1. I am of opinion that the subordinate Courts were correct in holding that the present suit was not barred by res judicata. The plaintiff, who is obviously a persistent claimant, sued in 1912 in the revenue Court for the ejectment of the defendant from pasture land. The revenue Court refused to take cognizance on the ground that the revenue Court had no jurisdiction. For that reason the plaintiff's suit was dismissed. It is true that the plaint ought to have been returned. This was a defect of procedure, but did not amount to any decision on the matter in issue. There was again litigation in 1922 in the revenue Court, which again denied jurisdiction.
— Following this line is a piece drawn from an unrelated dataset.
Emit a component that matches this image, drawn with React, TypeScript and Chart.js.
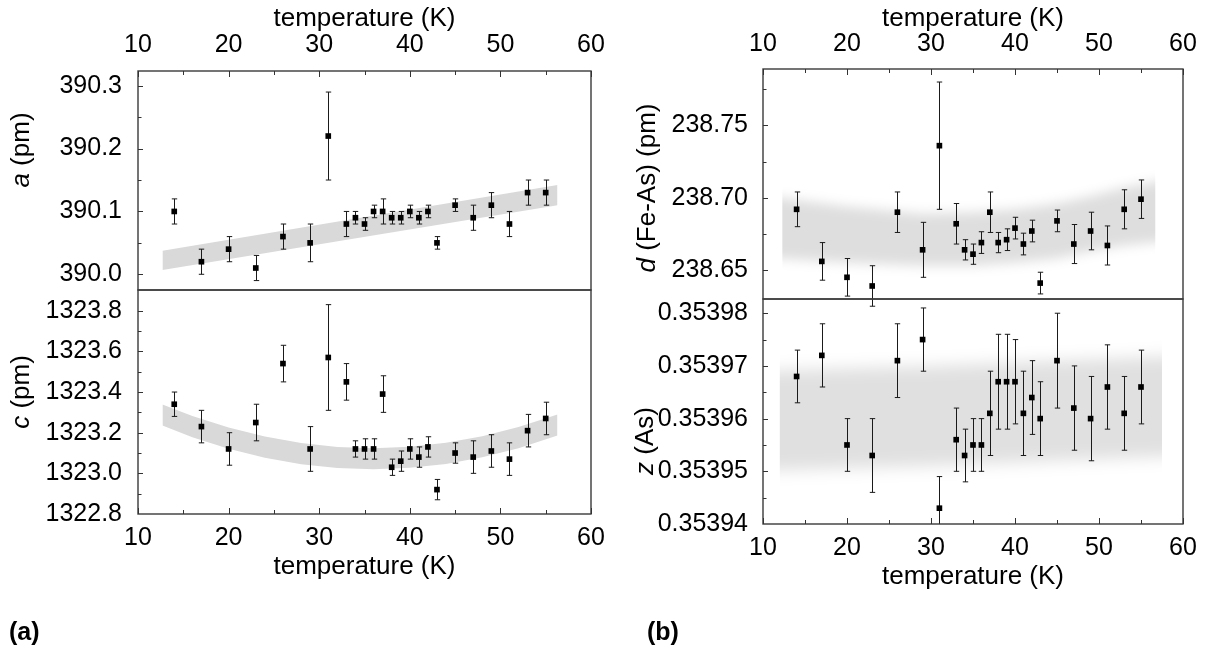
import React, { useEffect, useRef } from 'react';
import { Chart, registerables } from 'chart.js';

Chart.register(...registerables);

// ---------- data ----------
const temperatures = [14, 17, 20, 23, 26, 29, 31, 33, 34, 35, 36, 37, 38, 39, 40, 41, 42, 43, 45, 47, 49, 51, 53, 55];

const aValues = [390.10, 390.02, 390.04, 390.01, 390.06, 390.05, 390.22, 390.08, 390.09, 390.08, 390.10, 390.10, 390.09, 390.09, 390.10, 390.09, 390.10, 390.05, 390.11, 390.09, 390.11, 390.08, 390.13, 390.13];
const aErrors = [0.02, 0.02, 0.02, 0.02, 0.02, 0.03, 0.07, 0.02, 0.01, 0.01, 0.01, 0.02, 0.01, 0.01, 0.01, 0.01, 0.01, 0.01, 0.01, 0.02, 0.02, 0.02, 0.02, 0.02];

const cValues = [1323.34, 1323.23, 1323.12, 1323.25, 1323.54, 1323.12, 1323.57, 1323.45, 1323.12, 1323.12, 1323.12, 1323.39, 1323.03, 1323.06, 1323.12, 1323.08, 1323.13, 1322.92, 1323.10, 1323.08, 1323.11, 1323.07, 1323.21, 1323.27];
const cErrors = [0.06, 0.08, 0.08, 0.09, 0.09, 0.11, 0.26, 0.09, 0.04, 0.05, 0.05, 0.09, 0.04, 0.05, 0.05, 0.05, 0.05, 0.05, 0.05, 0.08, 0.08, 0.08, 0.08, 0.08];

const dValues = [238.692, 238.656, 238.645, 238.639, 238.690, 238.664, 238.736, 238.682, 238.664, 238.661, 238.669, 238.690, 238.669, 238.671, 238.679, 238.668, 238.677, 238.641, 238.684, 238.668, 238.677, 238.667, 238.692, 238.699];
const dErrors = [0.012, 0.013, 0.013, 0.014, 0.014, 0.019, 0.044, 0.014, 0.007, 0.007, 0.0075, 0.014, 0.007, 0.0075, 0.0075, 0.0075, 0.0075, 0.0075, 0.0075, 0.0135, 0.013, 0.0135, 0.0135, 0.0133];

const zValues = [0.353968, 0.353972, 0.353955, 0.353953, 0.353971, 0.353975, 0.353943, 0.353956, 0.353953, 0.353955, 0.353955, 0.353961, 0.353967, 0.353967, 0.353967, 0.353961, 0.353964, 0.353960, 0.353971, 0.353962, 0.353960, 0.353966, 0.353961, 0.353966];
const zErrors = [0.000005, 0.000006, 0.000005, 0.000007, 0.000007, 0.000006, 0.000006, 0.000006, 0.000005, 0.000005, 0.000005, 0.000008, 0.000009, 0.000009, 0.000008, 0.000008, 0.000007, 0.000007, 0.000009, 0.000008, 0.000008, 0.000008, 0.000007, 0.000007];

// shaded guide bands
const aBandT = [12.7, 56.3];
const aBandHigh = [390.0375, 390.142];
const aBandLow = [390.007, 390.110];

const cBandT = [12.7, 16, 20, 24, 28, 32, 36, 40, 44, 48, 52, 56.3];
const cBandHigh = [1323.339, 1323.282, 1323.225, 1323.181, 1323.149, 1323.130, 1323.124, 1323.131, 1323.150, 1323.183, 1323.228, 1323.290];
const cBandLow = [1323.235, 1323.178, 1323.121, 1323.077, 1323.045, 1323.026, 1323.020, 1323.027, 1323.046, 1323.079, 1323.124, 1323.186];

const dBandT = [12.3, 20, 29, 35, 40, 45, 49, 53, 56.7];
const dBandHigh = [238.702, 238.694, 238.689, 238.690, 238.692, 238.696, 238.701, 238.707, 238.714];
const dBandLow = [238.659, 238.655, 238.653, 238.653, 238.655, 238.658, 238.663, 238.667, 238.671];

const zBandT = [12.0, 30, 45, 57.5];
const zBandHigh = [0.353969, 0.353970, 0.353971, 0.353972];
const zBandLow = [0.353950, 0.353951, 0.353952, 0.353953];

// ticks
const xMajorTicks = [10, 20, 30, 40, 50, 60];
const xMinorTicks = [15, 25, 35, 45, 55];
const aMajorTicks = [390.0, 390.1, 390.2, 390.3];
const aMinorTicks = [390.05, 390.15, 390.25];
const cMajorTicks = [1322.8, 1323.0, 1323.2, 1323.4, 1323.6, 1323.8];
const cMinorTicks = [1322.9, 1323.1, 1323.3, 1323.5, 1323.7];
const dMajorTicks = [238.65, 238.70, 238.75];
const dMinorTicks = [238.675, 238.725, 238.775];
const zMajorTicks = [0.35394, 0.35395, 0.35396, 0.35397, 0.35398];
const zMinorTicks = [0.353945, 0.353955, 0.353965, 0.353975];

const FONT = '"Liberation Sans", Arial, Helvetica, sans-serif';

// ---------- plugin: band, error bars, frame, inward ticks, rich y title ----------
const panelPlugin = {
  id: 'panel',
  beforeDatasetsDraw(chart: any, _args: any, opts: any) {
    const { ctx, chartArea: ca } = chart;
    const x = chart.scales.x;
    const y = chart.scales.y;
    const band = opts.band;
    if (band) {
      const n = band.t.length;
      const x0 = x.getPixelForValue(band.t[0]);
      const x1 = x.getPixelForValue(band.t[n - 1]);
      ctx.save();
      ctx.beginPath();
      ctx.rect(ca.left, ca.top, ca.right - ca.left, ca.bottom - ca.top);
      ctx.clip();
      ctx.beginPath();
      ctx.rect(x0, ca.top, x1 - x0, ca.bottom - ca.top);
      ctx.clip();
      if (band.blur) ctx.filter = `blur(${band.blur}px)`;
      const ext = band.blur ? band.blur * 4 : 0;
      ctx.fillStyle = band.color;
      ctx.beginPath();
      for (let i = 0; i < n; i++) {
        let px = x.getPixelForValue(band.t[i]);
        if (i === 0) px -= ext;
        if (i === n - 1) px += ext;
        const py = y.getPixelForValue(band.high[i]);
        if (i === 0) ctx.moveTo(px, py);
        else ctx.lineTo(px, py);
      }
      for (let i = n - 1; i >= 0; i--) {
        let px = x.getPixelForValue(band.t[i]);
        if (i === 0) px -= ext;
        if (i === n - 1) px += ext;
        ctx.lineTo(px, y.getPixelForValue(band.low[i]));
      }
      ctx.closePath();
      ctx.fill();
      ctx.restore();
    }
    // error bars
    ctx.save();
    if (opts.clipErrors) {
      ctx.beginPath();
      ctx.rect(ca.left, ca.top, ca.right - ca.left, ca.bottom - ca.top);
      ctx.clip();
    }
    ctx.strokeStyle = '#1a1a1a';
    ctx.lineWidth = 1;
    const cap = 2.7;
    chart.data.datasets[0].data.forEach((d: any) => {
      const px = Math.round(x.getPixelForValue(d.x)) + 0.5;
      const top = y.getPixelForValue(d.y + d.err);
      const bot = y.getPixelForValue(d.y - d.err);
      ctx.beginPath();
      ctx.moveTo(px, top);
      ctx.lineTo(px, bot);
      ctx.moveTo(px - cap, top);
      ctx.lineTo(px + cap, top);
      ctx.moveTo(px - cap, bot);
      ctx.lineTo(px + cap, bot);
      ctx.stroke();
    });
    ctx.restore();
  },
  afterDatasetsDraw(chart: any, _args: any, opts: any) {
    const { ctx, chartArea: ca } = chart;
    const x = chart.scales.x;
    const y = chart.scales.y;
    ctx.save();
    ctx.strokeStyle = '#3a3a3a';
    ctx.lineWidth = 1.4;
    ctx.strokeRect(ca.left, ca.top, ca.right - ca.left, ca.bottom - ca.top);
    ctx.lineWidth = 1;
    ctx.strokeStyle = '#333';
    const edgeY = opts.xSide === 'top' ? ca.top : ca.bottom;
    const dir = opts.xSide === 'top' ? 1 : -1;
    const drawX = (v: number, len: number) => {
      const px = Math.round(x.getPixelForValue(v)) + 0.5;
      ctx.beginPath();
      ctx.moveTo(px, edgeY);
      ctx.lineTo(px, edgeY + dir * len);
      ctx.stroke();
    };
    xMajorTicks.forEach((v) => drawX(v, 6));
    xMinorTicks.forEach((v) => drawX(v, 4));
    const drawY = (v: number, len: number) => {
      const py = Math.round(y.getPixelForValue(v)) + 0.5;
      if (py < ca.top + 1 || py > ca.bottom - 1) return;
      ctx.beginPath();
      ctx.moveTo(ca.left, py);
      ctx.lineTo(ca.left + len, py);
      ctx.stroke();
    };
    opts.yMajor.forEach((v: number) => drawY(v, 5));
    opts.yMinor.forEach((v: number) => drawY(v, 3.5));
    ctx.restore();
  },
  afterDraw(chart: any, _args: any, opts: any) {
    const t = opts.title;
    if (!t) return;
    const { ctx } = chart;
    ctx.save();
    ctx.translate(t.x, t.y);
    ctx.rotate(-Math.PI / 2);
    ctx.fillStyle = '#000';
    ctx.textBaseline = 'middle';
    ctx.textAlign = 'left';
    const fonts = t.parts.map((p: any) => `${p.italic ? 'italic ' : ''}26px ${FONT}`);
    const widths = t.parts.map((p: any, i: number) => {
      ctx.font = fonts[i];
      return ctx.measureText(p.text).width;
    });
    const total = widths.reduce((s: number, w: number) => s + w, 0);
    let cx = -total / 2;
    t.parts.forEach((p: any, i: number) => {
      ctx.font = fonts[i];
      ctx.fillText(p.text, cx, 0);
      cx += widths[i];
    });
    ctx.restore();
  },
};

function zeroPad(s: any) {
  s.paddingLeft = 0;
  s.paddingRight = 0;
  s.paddingTop = 0;
  s.paddingBottom = 0;
}

function makeConfig(p: any) {
  const data = temperatures.map((t, i) => ({ x: t, y: p.values[i], err: p.errors[i] }));
  return {
    type: 'scatter',
    data: {
      datasets: [
        {
          data,
          pointStyle: 'rect',
          pointRadius: 4,
          pointBorderWidth: 0,
          backgroundColor: '#000',
          borderColor: '#000',
          clip: false,
        },
      ],
    },
    options: {
      responsive: false,
      animation: false,
      events: [],
      layout: { padding: p.padding },
      plugins: {
        legend: { display: false },
        tooltip: { enabled: false },
        panel: {
          band: p.band,
          clipErrors: p.clipErrors,
          xSide: p.xSide,
          yMajor: p.yMajor,
          yMinor: p.yMinor,
          title: p.title,
        },
      },
      scales: {
        x: {
          type: 'linear',
          position: p.xSide,
          min: 10,
          max: 60,
          grid: { display: false },
          border: { display: false },
          afterBuildTicks: (s: any) => {
            s.ticks = xMajorTicks.map((v) => ({ value: v }));
          },
          ticks: {
            autoSkip: false,
            maxRotation: 0,
            minRotation: 0,
            padding: p.xTickPad,
            color: '#000',
            font: { size: 25, family: FONT },
            callback: (v: any) => String(v),
          },
          title: {
            display: true,
            text: 'temperature (K)',
            color: '#000',
            font: { size: 26, family: FONT },
            padding: p.xTitlePad,
          },
          afterFit: (s: any) => {
            s.height = p.xHeight;
            zeroPad(s);
          },
        },
        y: {
          type: 'linear',
          position: 'left',
          min: p.yMin,
          max: p.yMax,
          grid: { display: false },
          border: { display: false },
          afterBuildTicks: (s: any) => {
            s.ticks = p.yMajor.map((v: number) => ({ value: v }));
          },
          ticks: {
            autoSkip: false,
            padding: p.yTickPad,
            color: '#000',
            font: { size: 25, family: FONT },
            callback: (v: any) => Number(v).toFixed(p.decimals),
          },
          afterFit: (s: any) => {
            s.width = 130;
            zeroPad(s);
          },
        },
      },
    },
    plugins: [panelPlugin],
  };
}

const panels = [
  {
    values: aValues,
    errors: aErrors,
    band: { t: aBandT, high: aBandHigh, low: aBandLow, color: '#d9d9d9', blur: 0 },
    clipErrors: false,
    xSide: 'top',
    xHeight: 71,
    xTickPad: 3,
    xTitlePad: { top: 3, bottom: 0 },
    yTickPad: 8,
    padding: { left: 8, top: 0, right: 619, bottom: 369 },
    yMin: 389.975,
    yMax: 390.3235,
    yMajor: aMajorTicks,
    yMinor: aMinorTicks,
    decimals: 1,
    title: { x: 22, y: 150, parts: [{ text: 'a', italic: true }, { text: ' (pm)' }] },
  },
  {
    values: cValues,
    errors: cErrors,
    band: { t: cBandT, high: cBandHigh, low: cBandLow, color: '#d9d9d9', blur: 0 },
    clipErrors: false,
    xSide: 'bottom',
    xHeight: 70,
    xTickPad: 1,
    xTitlePad: { top: 0, bottom: 1.5 },
    yTickPad: 8,
    padding: { left: 8, top: 290, right: 619, bottom: 75 },
    yMin: 1322.8,
    yMax: 1323.902,
    yMajor: cMajorTicks,
    yMinor: cMinorTicks,
    decimals: 1,
    title: { x: 22, y: 392, parts: [{ text: 'c', italic: true }, { text: ' (pm)' }] },
  },
  {
    values: dValues,
    errors: dErrors,
    band: { t: dBandT, high: dBandHigh, low: dBandLow, color: 'rgba(0,0,0,0.13)', blur: 6 },
    clipErrors: false,
    xSide: 'top',
    xHeight: 69,
    xTickPad: 2,
    xTitlePad: { top: 3, bottom: 0 },
    yTickPad: 7,
    padding: { left: 633, top: 0, right: 27, bottom: 360 },
    yMin: 238.63,
    yMax: 238.789,
    yMajor: dMajorTicks,
    yMinor: dMinorTicks,
    decimals: 2,
    title: { x: 648, y: 188, parts: [{ text: 'd', italic: true }, { text: ' (Fe-As) (pm)' }] },
  },
  {
    values: zValues,
    errors: zErrors,
    band: { t: zBandT, high: zBandHigh, low: zBandLow, color: 'rgba(0,0,0,0.12)', blur: 8 },
    clipErrors: true,
    xSide: 'bottom',
    xHeight: 70,
    xTickPad: 1,
    xTitlePad: { top: 0, bottom: 1.5 },
    yTickPad: 7,
    padding: { left: 633, top: 299, right: 27, bottom: 65 },
    yMin: 0.35394,
    yMax: 0.3539827,
    yMajor: zMajorTicks,
    yMinor: zMinorTicks,
    decimals: 5,
    title: { x: 646, y: 441, parts: [{ text: 'z', italic: true }, { text: ' (As)' }] },
  },
];

export default function App() {
  const refs = [useRef<HTMLCanvasElement>(null), useRef<HTMLCanvasElement>(null), useRef<HTMLCanvasElement>(null), useRef<HTMLCanvasElement>(null)];
  useEffect(() => {
    const charts = panels.map((p, i) => new Chart(refs[i].current as HTMLCanvasElement, makeConfig(p) as any));
    return () => charts.forEach((c) => c.destroy());
  }, []);
  const canvasStyle: React.CSSProperties = { position: 'absolute', left: 0, top: 0, width: 1210, height: 659 };
  const labelStyle: React.CSSProperties = {
    position: 'absolute',
    top: 616,
    fontFamily: '"Liberation Sans Narrow", "Liberation Sans", Arial, sans-serif',
    fontWeight: 'bold',
    fontSize: 25,
    lineHeight: '30px',
    color: '#000',
  };
  return (
    <div style={{ position: 'absolute', left: 0, top: 0, width: 1210, height: 659, background: '#fff', overflow: 'hidden' }}>
      {refs.map((r, i) => (
        <canvas key={i} ref={r} width={1210} height={659} style={canvasStyle} />
      ))}
      <div style={{ ...labelStyle, left: 9 }}>(a)</div>
      <div style={{ ...labelStyle, left: 647 }}>(b)</div>
    </div>
  );
}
Subsequently the present Tenancy Act (3 of 1926) was passed and the revenue Court was definitely given jurisdiction to deal with ejectment suits relating to pasture land. The plaintiff again went to the revenue Court for ejectment of the defendant and succeeded this time. The defence of res judicata was not accepted, and I think rightly.
2. The learned Counsel for the defendant-appellant quoted two rulings, Lakshman Rao v. Balkrishan  33 Bom. 617 and John Lemm v. Thomas Alexander Mitchell  A. C. 400. In both those cases the previous litigation had decided the matter on the merits and the Court had not refused jurisdiction. The observations of their Lordships of the Privy Council at p. 405 in Appeal Cases are very pertinent. The contention was raised on behalf of the plaintiff that the previous judgment only decided a preliminary point as to the jurisdiction of the Court. Their Lordships disagreed with this view of the previous proceedings and held that the substance of the matter was decided in the previous litigation. It appears to be apparent from these words that if in the former litigation the Court had denied jurisdiction there would not have been a bar of res judicata. The same was the case in the Bombay ruling, where in the previous litigation the matter was heard and finally decided. According to the provisions of Section 11, Civil P.C., a Court is forbidden from trying any suit or issue if the matter directly and substantially in issue has been directly and substantially in issue in a former suit between the same parties...and has been heard and finally decided by such Court. The matter in issue between the parties here has never been heard and finally decided in any suit.
3. As regards ground of appeal No. 3, the lower appellate Court has duly dealt with the matter and held against the defendant as a finding of fact. I dismiss the appeal with costs.